_GIVEN TASK_
Take the lines of the data below from the very first through the line containing "the rendered figure" and output them exactly, pictures excluded.

_RECORDED INFORMATION_
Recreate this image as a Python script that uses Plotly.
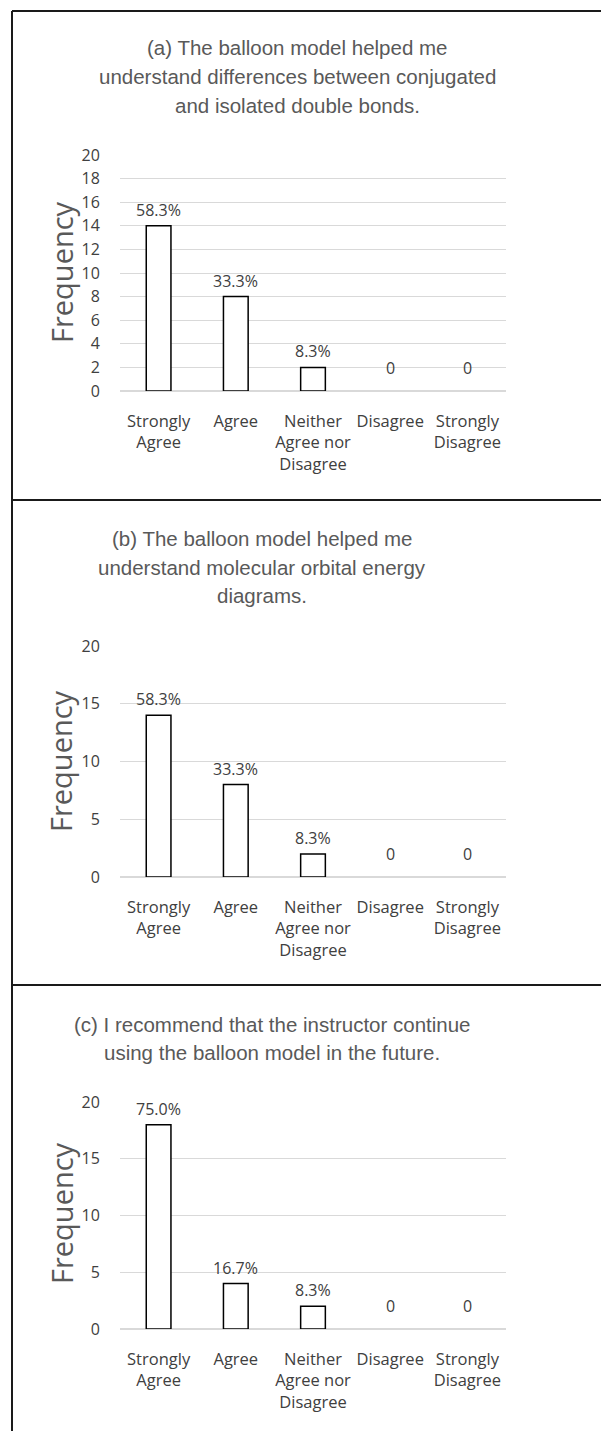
import plotly.graph_objects as go

W, H = 609, 1431
OFF = 8  # page body margin offset of the rendered figure

categories = ["Strongly<br>Agree", "Agree", "Neither<br>Agree nor<br>Disagree", "Disagree", "Strongly<br>Disagree"]
freq_a = [14, 8, 2, 0, 0]
freq_b = [14, 8, 2, 0, 0]
freq_c = [18, 4, 2, 0, 0]
labels_a = ["58.3%", "33.3%", "8.3%", "0", "0"]
labels_b = ["58.3%", "33.3%", "8.3%", "0", "0"]
labels_c = ["75.0%", "16.7%", "8.3%", "0", "0"]
title_a = ["(a) The balloon model helped me", "understand differences between conjugated", "and isolated double bonds."]
title_b = ["(b) The balloon model helped me", "understand molecular orbital energy", "diagrams."]
title_c = ["(c) I recommend that the instructor continue", "using the balloon model in the future."]
ticks_a = [0, 2, 4, 6, 8, 10, 12, 14, 16, 18, 20]
ticks_bc = [0, 5, 10, 15, 20]

def px(x):
    return (x - OFF) / W

def py(y):
    return 1 - (y - OFF) / H

panels = [
    dict(freq=freq_a, labels=labels_a, title=title_a, ticks=ticks_a, y0=391, y1=155,
         tx=297, ty=[48, 77, 105], fy=272),
    dict(freq=freq_b, labels=labels_b, title=title_b, ticks=ticks_bc, y0=877, y1=646,
         tx=262, ty=[538, 567, 595], fy=761),
    dict(freq=freq_c, labels=labels_c, title=title_c, ticks=ticks_bc, y0=1329, y1=1102,
         tx=272, ty=[1024, 1052], fy=1213),
]

fig = go.Figure()
annotations = []
shapes = []
font_tick = dict(family="Open Sans", size=16, color="#404040")
font_cat = dict(family="Open Sans", size=16.5, color="#404040")

for i, p in enumerate(panels):
    n = "" if i == 0 else str(i + 1)
    xa, ya = "x" + n, "y" + n
    fig.add_trace(go.Bar(
        x=categories, y=p["freq"], xaxis=xa, yaxis=ya, width=0.32,
        marker=dict(color="white",
                    line=dict(color="black", width=[1.5 if v > 0 else 0 for v in p["freq"]])),
        showlegend=False, hoverinfo="skip"))
    fig.update_layout(**{
        "xaxis" + n: dict(domain=[px(120), px(506)], anchor=ya, showgrid=False,
                          zeroline=False, showline=False, ticks="outside", ticklen=15,
                          tickcolor="rgba(0,0,0,0)", tickfont=font_cat, automargin=False,
                          categoryorder="array", categoryarray=categories, fixedrange=True),
        "yaxis" + n: dict(domain=[py(p["y0"]), py(p["y1"])], anchor=xa, range=[0, 20],
                          tickvals=p["ticks"], showgrid=True, gridcolor="#d9d9d9", gridwidth=1,
                          zeroline=True, zerolinecolor="#d9d9d9", zerolinewidth=1.5,
                          showline=False, ticks="outside", ticklen=16, automargin=False,
                          tickcolor="rgba(0,0,0,0)", tickfont=font_tick, fixedrange=True),
    })
    for c, v, lab in zip(categories, p["freq"], p["labels"]):
        annotations.append(dict(x=c, y=v, xref=xa, yref=ya, text=lab, showarrow=False,
                                yanchor="middle", yshift=23 if v == 0 else 16,
                                font=dict(family="Open Sans", size=16, color="#404040")))
    for line, ly in zip(p["title"], p["ty"]):
        annotations.append(dict(x=px(p["tx"]), y=py(ly), xref="paper", yref="paper",
                                text=line, showarrow=False, xanchor="center", yanchor="middle",
                                font=dict(family="Liberation Sans, Arial", size=20.5, color="#595959")))
    annotations.append(dict(x=px(61), y=py(p["fy"]), xref="paper", yref="paper",
                            text="Frequency", textangle=-90, showarrow=False,
                            xanchor="center", yanchor="middle",
                            font=dict(family="Open Sans", size=29, color="#595959")))

# panel borders
for y in [11, 500, 985]:
    shapes.append(dict(type="line", xref="paper", yref="paper", x0=px(12), x1=1,
                       y0=py(y), y1=py(y), line=dict(color="#1a1a1a", width=2)))
shapes.append(dict(type="line", xref="paper", yref="paper", x0=px(12), x1=px(12),
                   y0=py(11), y1=0, line=dict(color="#1a1a1a", width=2)))

fig.update_layout(width=W, height=H, margin=dict(l=0, r=0, t=0, b=0, pad=0, autoexpand=False),
                  paper_bgcolor="white", plot_bgcolor="white",
                  annotations=annotations, shapes=shapes, bargap=0.6)

fig.write_html("out.html")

_EXERCISE OUTPUT_
Recreate this image as a Python script that uses Plotly.
import plotly.graph_objects as go

W, H = 609, 1431
OFF = 8  # page body margin offset of the rendered figure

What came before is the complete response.